S’il appartient à un chef de service d’organiser le remboursement des frais de déplacement en fonction des crédits dont il dispose, il ne saurait faire supporter à un agent les frais d’utilisation de son véhicule personnel exposés par nécessité de service.

CAA de Bordeaux, 3 février 2009, n°07BX01596


 Dommages de travaux publics - Voirie - Accotements

1° "Les accotements des voies publiques ne sont pas normalement destinés à la circulation et que l’administration n’est pas tenue de signaler aux usagers les dangers qu’ils courent en les empruntant" ;

2° "la circulation sur l’accotement ne saurait être exceptionnellement justifiée que par la nécessité démontrée de permettre un croisement avec un autre véhicule dans le cas où ce dernier, notamment en raison de l’étroitesse de la voie, exige qu’avec toutes les précautions utiles, l’un des véhicules empiète sur cet accotement".

En conséquence, un département ne saurait être jugé responsable des dommages de pollution causé par un ensemble routier dont le fuel s’est déversé dans un étang dès lors qu’il résulte de l’instruction que la largeur de la route départementale sur la section de la route où s’est produit l’accident était de 5,20 mètres et que cette section était normalement entretenue et comportait des virages signalés et un accotement non stabilisé.

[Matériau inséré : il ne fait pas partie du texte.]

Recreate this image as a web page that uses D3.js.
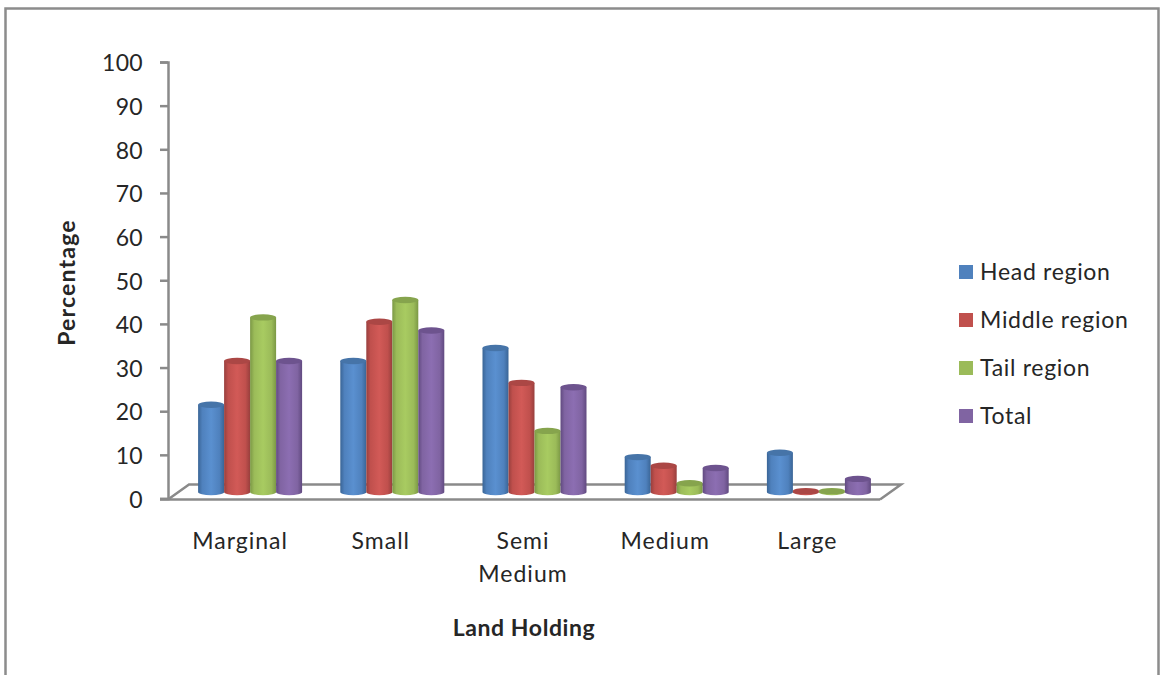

Cour administrative d’appel de Bordeaux, 3 février 2009, N° 07BX01558


 Dommages de travaux publics - Eboulis - accident de la circulation

Un département ne saurait être déclaré responsable de l’accident provoqué par la présence sur la chaussée d’un amas de boue, de cailloux et de branchages couvrant toute la largeur de la voie et provenant d’une parcelle privée située en surplomb de la route et en contrebas d’un canal. En effet si ce terrain présentait une pente notable et recevait les écoulements souterrains d’une source, aucun indice ne permettait au département de prévoir, à l’époque de l’accident, l’instabilité de cette parcelle, alors qu’aucun accident analogue n’avait été signalé au cours des années antérieures sur cette fraction de route très fréquentée. Dès lors, l’absence de signalisation et l’insuffisance du mur de soutènement existant pour parer à cet éboulement ne constituent pas un défaut d’entretien normal susceptible d’engager la responsabilité du déparement.